The phrasing of this question, “Where are humans going next” is more important than you might think. The question is not, “Where are we sending a spacecraft to next?” It is, “Where are we going next?” A human being. A man or a woman. An individual. Someone who thinks and feels and dreams and gets scared and cold and hot and needs to eat and… well, you know, someone like us.

We want a real person who can tell us what it is like to be weightless or to see whole of the planet in a single view.  Or what it feels like to stand on an alien world, with their words and feelings and poetry. A mortal who can tell us if they were anxious or excited or some mixture of both. One to tell us who they missed most and what food they craved during the journey. Something that a machine can’t begin to relay.

I’ve been to several rocket launches in person and they all look cool, but it makes a big difference to the tension, to the excitement, to the gravity of the launch when you know there are real, brave, precious and vulnerable humans on top of that candle.

Do you want real interest in the space program? Do you want four billion eyes watching that launch? Do you want a traffic jam you can see from space along Florida’s Space Coastline? Do you want funding forever? Then strap people to that rocket.

Don’t tell congress, but it is much more efficient to send robotic probes into space and onto moons and planets than people. People take up space, add weight, need all kinds of help staying alive in space that robotics do not. Also, robotics are much more efficient gatherers of scientific data. But put a news report out that the latest un-manned Martian probe just accidentally skipped off Mars’ atmosphere and into interstellar space, and only us astro-geeks will care – and even then just a little. Make it known that the latest un-crewed lunar explorer was unable to fire it’s rockets to slow down as it approached the moon’s surface and exploded on impact, and you’ll get the same shoulder-shrug of a reaction. But add a human being to one of those scenarios, and the world drops everything and pays attention.

While the people of the United States are explorers at heart, the space program tends to crawl along slowly unless we have someone to compete with. It was the Russians who motivated us to put satellites in orbit, then humans and eventually race them to the moon. The Russians are heavy-hitters in the crewed space exploration game, but the U.S. and Russia are not pushing each other to greater space achievement in this era.

So what’s next? Specifically, and not 20 years from now?

Now that NASA is not the only source of crewed spaceflight it can be very hard to keep track of what’s next.
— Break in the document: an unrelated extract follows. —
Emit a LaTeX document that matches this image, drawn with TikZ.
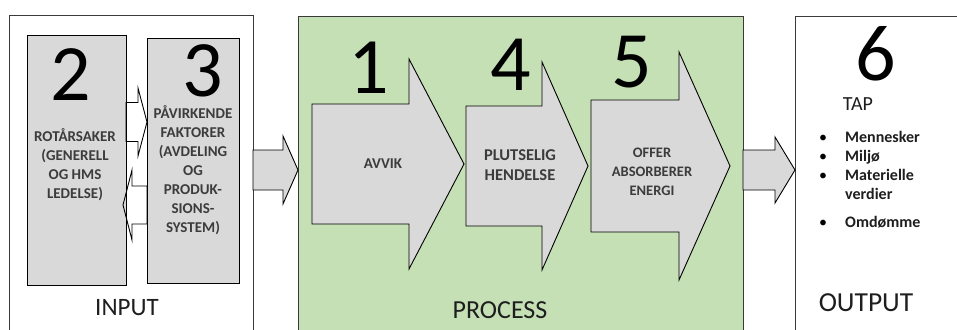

While in the U.S., NASA and SpaceX have currently sent crewed spacecraft into orbit, there are a host of other companies right on the verge of doing it; organizations not even space agencies, just focusing on private spaceflight and making money. I’m as excited as you are about private individuals going, but I think the likelihood of accidents is going to spike with all these players in the game.

All these things below are likely in the next 5 years:

  1. NASA will continue to partner with private industry like SpaceX and Blue Origin for low earth orbit missions like the ones to bring astronauts and material supplies to the International Space Station until the station’s retirement in 2024.
  2. Companies like Virgin Galactic and SpaceX will start to bring space tourists into low earth orbit. SpaceX says it plans to start in 2021.
  3. Bolder private ventures like include SpaceX plan to offer private citizens and orbit of the Moon by 2023. Founder Elon Musk plans to go first with a guest of his choosing.
  4. NASA will partner heavily with the European Space Agency, Russia and Japan to build the space station Lunar Gateway (2024) which will remain constantly crewed while orbiting the Moon and supporting the Artemis Project (2024) crewed missions to land on the moon and eventually to remain on the surface.

Over the next 10 years more people will likely go into space than in all the years of human history combined. Will you be one of them?